Data lines:

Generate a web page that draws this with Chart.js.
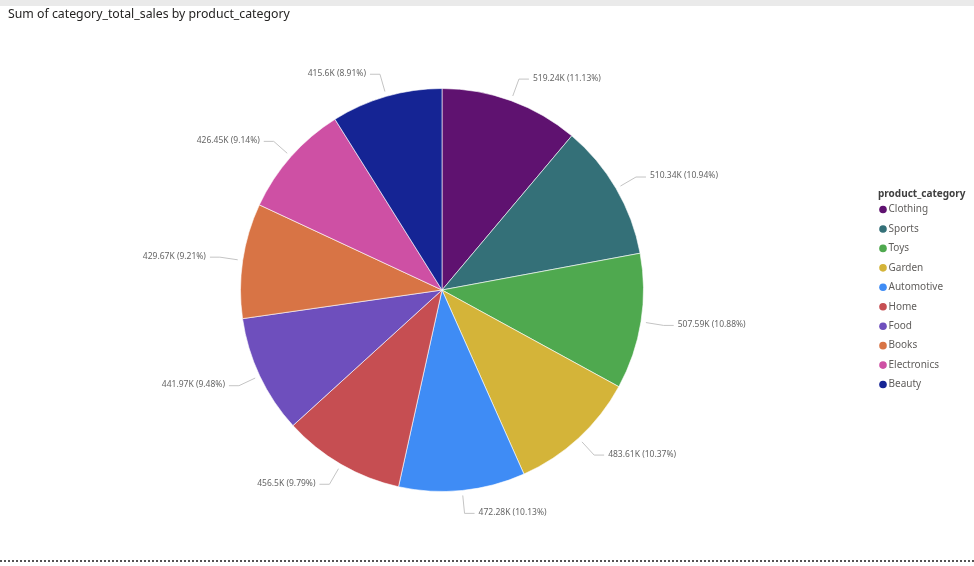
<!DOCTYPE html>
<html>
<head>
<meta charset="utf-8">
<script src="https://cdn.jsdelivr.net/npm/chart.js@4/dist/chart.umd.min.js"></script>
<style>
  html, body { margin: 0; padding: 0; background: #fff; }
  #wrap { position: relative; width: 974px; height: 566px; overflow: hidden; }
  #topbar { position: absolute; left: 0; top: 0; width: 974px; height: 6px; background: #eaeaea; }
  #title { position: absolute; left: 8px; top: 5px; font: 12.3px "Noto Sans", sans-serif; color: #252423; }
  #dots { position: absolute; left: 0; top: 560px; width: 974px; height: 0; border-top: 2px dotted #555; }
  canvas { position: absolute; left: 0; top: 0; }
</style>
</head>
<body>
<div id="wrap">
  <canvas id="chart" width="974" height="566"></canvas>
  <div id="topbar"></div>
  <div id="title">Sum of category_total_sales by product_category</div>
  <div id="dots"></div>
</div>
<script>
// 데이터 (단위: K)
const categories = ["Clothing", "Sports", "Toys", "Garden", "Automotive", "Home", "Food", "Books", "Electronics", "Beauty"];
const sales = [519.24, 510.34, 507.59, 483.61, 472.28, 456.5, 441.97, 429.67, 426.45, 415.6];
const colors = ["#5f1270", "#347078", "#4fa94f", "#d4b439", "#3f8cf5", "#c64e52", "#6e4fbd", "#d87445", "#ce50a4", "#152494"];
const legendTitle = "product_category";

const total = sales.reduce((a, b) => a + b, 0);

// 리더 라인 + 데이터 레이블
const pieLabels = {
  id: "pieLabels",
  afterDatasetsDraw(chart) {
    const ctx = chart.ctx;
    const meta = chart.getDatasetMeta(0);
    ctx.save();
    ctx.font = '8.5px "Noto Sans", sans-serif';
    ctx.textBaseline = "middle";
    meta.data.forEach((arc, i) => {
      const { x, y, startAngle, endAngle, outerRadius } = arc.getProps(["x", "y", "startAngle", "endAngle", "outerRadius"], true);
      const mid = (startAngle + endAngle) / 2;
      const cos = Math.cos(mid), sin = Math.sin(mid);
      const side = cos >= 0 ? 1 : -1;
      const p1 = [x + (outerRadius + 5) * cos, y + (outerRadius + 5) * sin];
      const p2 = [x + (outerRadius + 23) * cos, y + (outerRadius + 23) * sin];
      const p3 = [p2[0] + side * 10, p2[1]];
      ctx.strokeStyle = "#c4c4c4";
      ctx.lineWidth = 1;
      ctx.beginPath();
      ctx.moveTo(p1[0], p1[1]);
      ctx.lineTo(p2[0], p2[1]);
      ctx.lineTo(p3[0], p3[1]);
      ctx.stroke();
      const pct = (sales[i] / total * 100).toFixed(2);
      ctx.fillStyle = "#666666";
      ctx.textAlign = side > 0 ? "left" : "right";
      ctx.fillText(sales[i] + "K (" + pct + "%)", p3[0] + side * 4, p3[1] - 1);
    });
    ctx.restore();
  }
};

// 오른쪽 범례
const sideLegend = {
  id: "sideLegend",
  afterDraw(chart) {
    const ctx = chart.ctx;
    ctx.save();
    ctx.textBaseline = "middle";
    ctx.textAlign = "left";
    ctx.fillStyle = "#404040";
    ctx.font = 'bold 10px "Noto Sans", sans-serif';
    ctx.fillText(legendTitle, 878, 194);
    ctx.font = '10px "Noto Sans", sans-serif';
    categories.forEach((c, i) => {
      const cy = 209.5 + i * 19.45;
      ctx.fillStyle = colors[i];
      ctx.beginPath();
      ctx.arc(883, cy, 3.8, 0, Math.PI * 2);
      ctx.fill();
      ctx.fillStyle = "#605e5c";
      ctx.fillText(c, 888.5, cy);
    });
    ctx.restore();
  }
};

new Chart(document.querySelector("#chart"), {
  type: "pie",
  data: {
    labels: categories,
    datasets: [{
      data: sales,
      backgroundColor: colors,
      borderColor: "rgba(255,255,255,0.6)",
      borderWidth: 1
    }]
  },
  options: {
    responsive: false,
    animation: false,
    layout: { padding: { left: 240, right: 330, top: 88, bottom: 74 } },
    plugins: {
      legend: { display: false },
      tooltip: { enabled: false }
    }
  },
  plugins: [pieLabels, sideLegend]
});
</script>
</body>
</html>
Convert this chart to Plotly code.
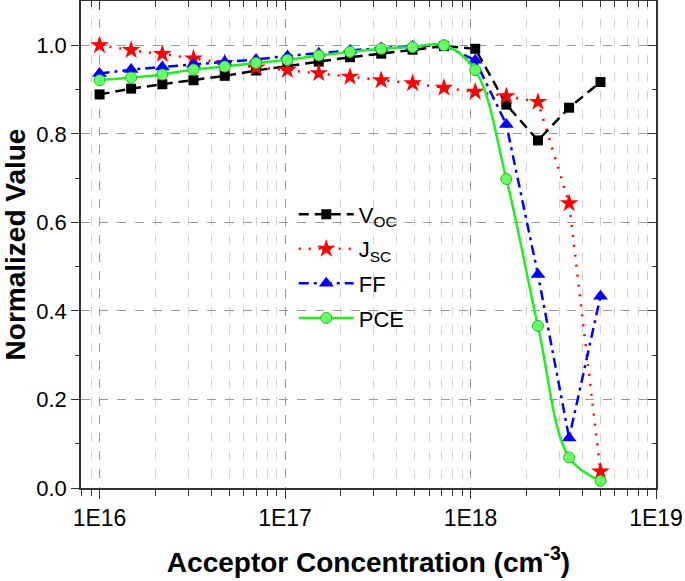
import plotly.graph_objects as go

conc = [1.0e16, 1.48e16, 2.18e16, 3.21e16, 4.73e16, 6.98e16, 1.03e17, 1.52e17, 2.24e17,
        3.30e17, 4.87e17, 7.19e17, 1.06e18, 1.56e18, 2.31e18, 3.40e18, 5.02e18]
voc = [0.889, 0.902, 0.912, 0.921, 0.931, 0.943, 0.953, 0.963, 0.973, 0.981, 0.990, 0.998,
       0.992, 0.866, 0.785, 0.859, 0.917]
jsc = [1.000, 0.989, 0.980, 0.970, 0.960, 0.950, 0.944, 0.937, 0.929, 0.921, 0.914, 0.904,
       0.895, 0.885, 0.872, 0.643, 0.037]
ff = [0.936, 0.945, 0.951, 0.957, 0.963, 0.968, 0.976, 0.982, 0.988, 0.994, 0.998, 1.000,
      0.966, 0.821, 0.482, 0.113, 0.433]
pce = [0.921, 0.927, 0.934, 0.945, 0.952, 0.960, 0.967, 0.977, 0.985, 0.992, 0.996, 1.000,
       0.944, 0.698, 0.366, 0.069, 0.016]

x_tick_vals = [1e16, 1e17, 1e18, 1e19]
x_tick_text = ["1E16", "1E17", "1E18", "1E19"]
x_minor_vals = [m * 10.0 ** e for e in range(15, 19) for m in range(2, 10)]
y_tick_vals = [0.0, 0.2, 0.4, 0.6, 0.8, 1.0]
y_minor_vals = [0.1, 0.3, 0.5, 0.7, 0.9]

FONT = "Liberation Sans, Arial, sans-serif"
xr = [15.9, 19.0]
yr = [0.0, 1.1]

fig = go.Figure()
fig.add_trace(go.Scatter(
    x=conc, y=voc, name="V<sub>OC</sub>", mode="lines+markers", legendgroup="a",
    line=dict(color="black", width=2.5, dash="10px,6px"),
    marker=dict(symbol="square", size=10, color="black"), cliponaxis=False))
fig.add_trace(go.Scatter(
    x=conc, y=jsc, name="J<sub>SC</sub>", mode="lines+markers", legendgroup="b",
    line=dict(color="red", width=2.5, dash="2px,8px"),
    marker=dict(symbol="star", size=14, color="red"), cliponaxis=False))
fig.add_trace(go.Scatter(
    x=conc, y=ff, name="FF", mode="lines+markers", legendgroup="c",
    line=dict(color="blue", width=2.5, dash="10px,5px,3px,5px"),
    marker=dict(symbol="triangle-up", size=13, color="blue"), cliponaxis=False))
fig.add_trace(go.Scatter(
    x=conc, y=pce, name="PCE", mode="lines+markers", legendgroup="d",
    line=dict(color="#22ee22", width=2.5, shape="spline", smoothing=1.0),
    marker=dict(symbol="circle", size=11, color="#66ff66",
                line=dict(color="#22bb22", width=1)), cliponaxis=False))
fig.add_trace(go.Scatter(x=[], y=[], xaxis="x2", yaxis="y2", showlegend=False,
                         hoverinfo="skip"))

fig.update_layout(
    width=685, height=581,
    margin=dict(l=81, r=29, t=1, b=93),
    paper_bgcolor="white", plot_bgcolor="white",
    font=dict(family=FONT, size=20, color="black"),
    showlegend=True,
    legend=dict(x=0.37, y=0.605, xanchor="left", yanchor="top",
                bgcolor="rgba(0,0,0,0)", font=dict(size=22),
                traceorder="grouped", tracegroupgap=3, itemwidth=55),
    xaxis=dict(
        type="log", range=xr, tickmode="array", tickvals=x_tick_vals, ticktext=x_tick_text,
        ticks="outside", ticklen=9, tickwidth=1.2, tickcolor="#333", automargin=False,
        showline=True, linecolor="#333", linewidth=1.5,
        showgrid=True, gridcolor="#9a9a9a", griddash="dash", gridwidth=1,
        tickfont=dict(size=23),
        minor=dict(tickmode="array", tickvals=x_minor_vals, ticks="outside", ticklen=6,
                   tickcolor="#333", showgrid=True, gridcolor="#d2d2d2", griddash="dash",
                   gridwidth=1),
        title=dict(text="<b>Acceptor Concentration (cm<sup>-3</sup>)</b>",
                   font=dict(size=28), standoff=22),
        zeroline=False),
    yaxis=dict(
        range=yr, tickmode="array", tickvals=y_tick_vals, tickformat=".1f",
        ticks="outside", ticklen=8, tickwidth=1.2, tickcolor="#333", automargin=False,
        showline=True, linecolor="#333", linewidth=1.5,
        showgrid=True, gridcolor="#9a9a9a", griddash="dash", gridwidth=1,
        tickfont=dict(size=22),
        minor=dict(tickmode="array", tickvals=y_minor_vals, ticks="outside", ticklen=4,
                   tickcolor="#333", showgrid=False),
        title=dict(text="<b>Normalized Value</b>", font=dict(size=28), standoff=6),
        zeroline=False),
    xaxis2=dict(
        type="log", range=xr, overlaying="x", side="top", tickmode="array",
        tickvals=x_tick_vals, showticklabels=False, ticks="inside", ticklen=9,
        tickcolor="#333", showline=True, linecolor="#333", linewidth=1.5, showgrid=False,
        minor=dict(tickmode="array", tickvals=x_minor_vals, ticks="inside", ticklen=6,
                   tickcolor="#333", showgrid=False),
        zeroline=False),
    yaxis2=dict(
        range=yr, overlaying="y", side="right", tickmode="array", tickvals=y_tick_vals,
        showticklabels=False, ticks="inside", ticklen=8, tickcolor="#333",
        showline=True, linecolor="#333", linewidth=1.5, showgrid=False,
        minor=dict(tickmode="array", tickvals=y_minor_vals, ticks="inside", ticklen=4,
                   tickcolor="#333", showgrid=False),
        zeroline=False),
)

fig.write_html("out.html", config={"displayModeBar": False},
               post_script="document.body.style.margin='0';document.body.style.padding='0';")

Task:
Among the lines of the data, identify those with the word "this". Copy each of them.

Task solution:
Generate a web page that draws this with Chart.js.
Convert this chart to Plotly code.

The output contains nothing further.